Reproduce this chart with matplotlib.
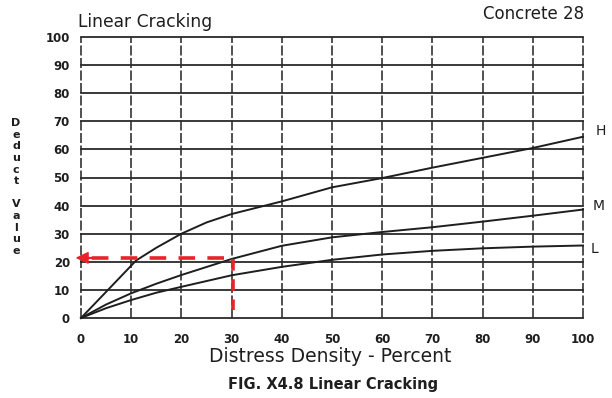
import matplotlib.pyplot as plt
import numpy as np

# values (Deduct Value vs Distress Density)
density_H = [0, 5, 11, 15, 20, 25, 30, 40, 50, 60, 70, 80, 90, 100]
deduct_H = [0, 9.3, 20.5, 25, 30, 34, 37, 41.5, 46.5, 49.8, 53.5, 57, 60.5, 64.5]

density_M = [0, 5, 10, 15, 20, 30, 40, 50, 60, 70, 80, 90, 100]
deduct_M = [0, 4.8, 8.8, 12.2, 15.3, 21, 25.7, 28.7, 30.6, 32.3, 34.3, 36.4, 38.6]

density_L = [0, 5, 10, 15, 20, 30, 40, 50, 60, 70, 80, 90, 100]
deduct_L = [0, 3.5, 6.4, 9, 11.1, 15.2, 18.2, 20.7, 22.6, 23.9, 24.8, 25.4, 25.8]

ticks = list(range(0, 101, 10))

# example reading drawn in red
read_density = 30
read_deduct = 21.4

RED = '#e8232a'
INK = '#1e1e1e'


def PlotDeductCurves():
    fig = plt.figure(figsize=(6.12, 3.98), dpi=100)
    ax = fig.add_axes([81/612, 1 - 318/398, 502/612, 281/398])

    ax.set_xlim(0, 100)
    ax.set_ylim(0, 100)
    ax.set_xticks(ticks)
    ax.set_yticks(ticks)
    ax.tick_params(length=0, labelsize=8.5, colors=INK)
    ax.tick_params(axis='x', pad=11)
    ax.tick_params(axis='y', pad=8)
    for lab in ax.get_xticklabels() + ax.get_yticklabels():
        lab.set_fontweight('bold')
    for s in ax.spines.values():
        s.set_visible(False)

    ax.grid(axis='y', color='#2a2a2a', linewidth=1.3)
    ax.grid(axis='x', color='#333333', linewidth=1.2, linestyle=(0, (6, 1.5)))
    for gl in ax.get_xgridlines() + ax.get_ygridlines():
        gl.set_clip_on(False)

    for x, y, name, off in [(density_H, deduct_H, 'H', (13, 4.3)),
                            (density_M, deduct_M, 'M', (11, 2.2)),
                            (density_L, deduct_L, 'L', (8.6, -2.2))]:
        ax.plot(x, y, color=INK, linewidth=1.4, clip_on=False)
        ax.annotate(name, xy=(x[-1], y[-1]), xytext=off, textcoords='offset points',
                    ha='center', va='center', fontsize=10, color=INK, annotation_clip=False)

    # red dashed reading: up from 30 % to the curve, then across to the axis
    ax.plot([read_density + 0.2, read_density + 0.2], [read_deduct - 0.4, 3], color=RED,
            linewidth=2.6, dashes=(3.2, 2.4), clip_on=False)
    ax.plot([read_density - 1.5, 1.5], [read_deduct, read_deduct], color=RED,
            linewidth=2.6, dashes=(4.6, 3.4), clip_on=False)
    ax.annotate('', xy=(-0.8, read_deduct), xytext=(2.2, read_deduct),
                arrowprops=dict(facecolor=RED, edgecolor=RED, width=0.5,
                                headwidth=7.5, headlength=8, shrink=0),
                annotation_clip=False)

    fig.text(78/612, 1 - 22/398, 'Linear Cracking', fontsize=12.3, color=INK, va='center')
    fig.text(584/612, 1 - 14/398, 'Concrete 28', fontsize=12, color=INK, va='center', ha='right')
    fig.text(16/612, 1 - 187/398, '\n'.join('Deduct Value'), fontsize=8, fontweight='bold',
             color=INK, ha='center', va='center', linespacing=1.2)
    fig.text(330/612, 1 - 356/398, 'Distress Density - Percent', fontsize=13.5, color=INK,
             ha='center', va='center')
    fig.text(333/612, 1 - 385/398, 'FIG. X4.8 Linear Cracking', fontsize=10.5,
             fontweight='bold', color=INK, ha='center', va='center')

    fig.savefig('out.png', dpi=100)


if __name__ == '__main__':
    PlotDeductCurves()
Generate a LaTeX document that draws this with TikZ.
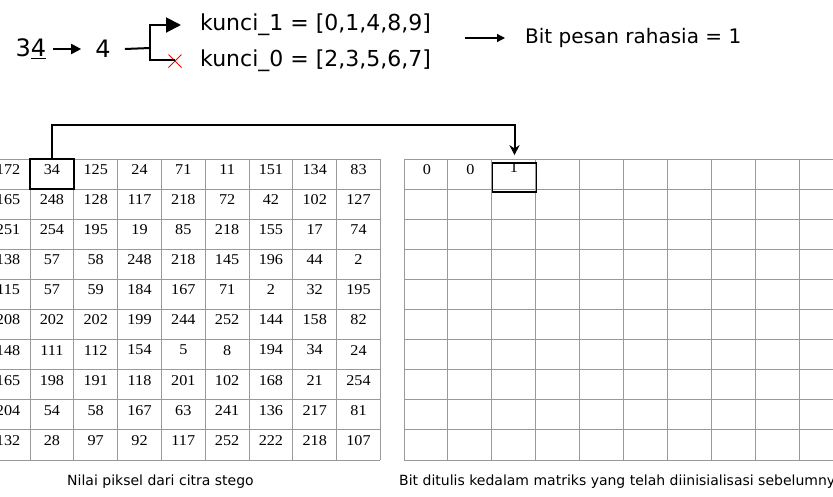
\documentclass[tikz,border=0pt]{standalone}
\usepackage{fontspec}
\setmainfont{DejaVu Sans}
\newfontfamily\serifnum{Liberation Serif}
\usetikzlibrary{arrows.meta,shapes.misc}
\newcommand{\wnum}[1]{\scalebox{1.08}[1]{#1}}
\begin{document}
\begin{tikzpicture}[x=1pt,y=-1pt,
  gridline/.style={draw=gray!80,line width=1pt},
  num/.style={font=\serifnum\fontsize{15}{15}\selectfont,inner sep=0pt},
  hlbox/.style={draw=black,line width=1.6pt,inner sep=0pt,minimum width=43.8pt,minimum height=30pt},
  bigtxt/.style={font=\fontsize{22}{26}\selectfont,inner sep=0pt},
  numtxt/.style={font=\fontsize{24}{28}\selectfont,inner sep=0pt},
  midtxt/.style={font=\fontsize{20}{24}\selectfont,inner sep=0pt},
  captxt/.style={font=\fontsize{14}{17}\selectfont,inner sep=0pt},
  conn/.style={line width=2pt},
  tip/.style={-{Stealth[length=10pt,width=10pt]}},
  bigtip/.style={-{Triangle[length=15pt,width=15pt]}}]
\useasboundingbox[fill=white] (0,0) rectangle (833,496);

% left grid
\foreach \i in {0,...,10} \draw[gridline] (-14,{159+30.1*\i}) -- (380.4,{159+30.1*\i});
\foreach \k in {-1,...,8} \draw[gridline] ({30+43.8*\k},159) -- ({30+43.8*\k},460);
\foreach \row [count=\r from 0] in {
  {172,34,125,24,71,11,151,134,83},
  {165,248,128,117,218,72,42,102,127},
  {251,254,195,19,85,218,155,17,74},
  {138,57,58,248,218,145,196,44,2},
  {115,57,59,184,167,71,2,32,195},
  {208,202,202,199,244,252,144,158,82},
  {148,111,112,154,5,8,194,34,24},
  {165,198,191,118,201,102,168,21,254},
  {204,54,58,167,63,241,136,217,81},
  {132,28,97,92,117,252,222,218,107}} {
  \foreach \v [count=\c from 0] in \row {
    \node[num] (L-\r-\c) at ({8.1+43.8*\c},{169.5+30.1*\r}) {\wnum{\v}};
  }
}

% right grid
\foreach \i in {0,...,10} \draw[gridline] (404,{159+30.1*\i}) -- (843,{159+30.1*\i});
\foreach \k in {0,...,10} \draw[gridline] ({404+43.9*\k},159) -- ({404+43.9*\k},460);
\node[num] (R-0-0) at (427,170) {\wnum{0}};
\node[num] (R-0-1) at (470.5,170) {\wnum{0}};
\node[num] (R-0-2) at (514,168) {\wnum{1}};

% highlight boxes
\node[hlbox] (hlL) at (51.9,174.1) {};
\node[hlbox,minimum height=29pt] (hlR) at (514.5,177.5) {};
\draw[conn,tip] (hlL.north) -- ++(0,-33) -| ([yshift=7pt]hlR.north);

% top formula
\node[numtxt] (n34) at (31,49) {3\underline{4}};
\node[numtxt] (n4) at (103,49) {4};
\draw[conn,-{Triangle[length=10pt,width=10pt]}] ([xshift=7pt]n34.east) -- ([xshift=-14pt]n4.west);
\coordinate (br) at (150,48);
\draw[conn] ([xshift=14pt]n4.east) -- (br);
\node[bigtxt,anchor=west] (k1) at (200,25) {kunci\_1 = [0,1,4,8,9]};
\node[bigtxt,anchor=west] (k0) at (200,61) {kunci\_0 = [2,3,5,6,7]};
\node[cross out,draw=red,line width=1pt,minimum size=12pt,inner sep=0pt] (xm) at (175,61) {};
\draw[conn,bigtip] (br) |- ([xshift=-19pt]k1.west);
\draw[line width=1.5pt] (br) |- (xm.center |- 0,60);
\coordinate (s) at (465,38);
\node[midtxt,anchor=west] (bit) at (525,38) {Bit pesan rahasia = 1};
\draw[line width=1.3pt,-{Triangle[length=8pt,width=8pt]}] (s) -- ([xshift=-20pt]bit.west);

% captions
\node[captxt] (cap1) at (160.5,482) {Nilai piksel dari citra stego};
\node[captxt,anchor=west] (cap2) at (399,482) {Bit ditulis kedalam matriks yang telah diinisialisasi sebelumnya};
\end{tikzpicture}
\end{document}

Requirements: Begin with the line where "Generate a LaTeX" appears and end with the line where "-- ++(0,-33) -| ([yshift=7pt]hlR.north);" appears. Copy only that stretch, exactly, with no pictures.

Complete answer:
Generate a LaTeX document that draws this with TikZ.
\documentclass[tikz,border=0pt]{standalone}
\usepackage{fontspec}
\setmainfont{DejaVu Sans}
\newfontfamily\serifnum{Liberation Serif}
\usetikzlibrary{arrows.meta,shapes.misc}
\newcommand{\wnum}[1]{\scalebox{1.08}[1]{#1}}
\begin{document}
\begin{tikzpicture}[x=1pt,y=-1pt,
  gridline/.style={draw=gray!80,line width=1pt},
  num/.style={font=\serifnum\fontsize{15}{15}\selectfont,inner sep=0pt},
  hlbox/.style={draw=black,line width=1.6pt,inner sep=0pt,minimum width=43.8pt,minimum height=30pt},
  bigtxt/.style={font=\fontsize{22}{26}\selectfont,inner sep=0pt},
  numtxt/.style={font=\fontsize{24}{28}\selectfont,inner sep=0pt},
  midtxt/.style={font=\fontsize{20}{24}\selectfont,inner sep=0pt},
  captxt/.style={font=\fontsize{14}{17}\selectfont,inner sep=0pt},
  conn/.style={line width=2pt},
  tip/.style={-{Stealth[length=10pt,width=10pt]}},
  bigtip/.style={-{Triangle[length=15pt,width=15pt]}}]
\useasboundingbox[fill=white] (0,0) rectangle (833,496);

% left grid
\foreach \i in {0,...,10} \draw[gridline] (-14,{159+30.1*\i}) -- (380.4,{159+30.1*\i});
\foreach \k in {-1,...,8} \draw[gridline] ({30+43.8*\k},159) -- ({30+43.8*\k},460);
\foreach \row [count=\r from 0] in {
  {172,34,125,24,71,11,151,134,83},
  {165,248,128,117,218,72,42,102,127},
  {251,254,195,19,85,218,155,17,74},
  {138,57,58,248,218,145,196,44,2},
  {115,57,59,184,167,71,2,32,195},
  {208,202,202,199,244,252,144,158,82},
  {148,111,112,154,5,8,194,34,24},
  {165,198,191,118,201,102,168,21,254},
  {204,54,58,167,63,241,136,217,81},
  {132,28,97,92,117,252,222,218,107}} {
  \foreach \v [count=\c from 0] in \row {
    \node[num] (L-\r-\c) at ({8.1+43.8*\c},{169.5+30.1*\r}) {\wnum{\v}};
  }
}

% right grid
\foreach \i in {0,...,10} \draw[gridline] (404,{159+30.1*\i}) -- (843,{159+30.1*\i});
\foreach \k in {0,...,10} \draw[gridline] ({404+43.9*\k},159) -- ({404+43.9*\k},460);
\node[num] (R-0-0) at (427,170) {\wnum{0}};
\node[num] (R-0-1) at (470.5,170) {\wnum{0}};
\node[num] (R-0-2) at (514,168) {\wnum{1}};

% highlight boxes
\node[hlbox] (hlL) at (51.9,174.1) {};
\node[hlbox,minimum height=29pt] (hlR) at (514.5,177.5) {};
\draw[conn,tip] (hlL.north) -- ++(0,-33) -| ([yshift=7pt]hlR.north);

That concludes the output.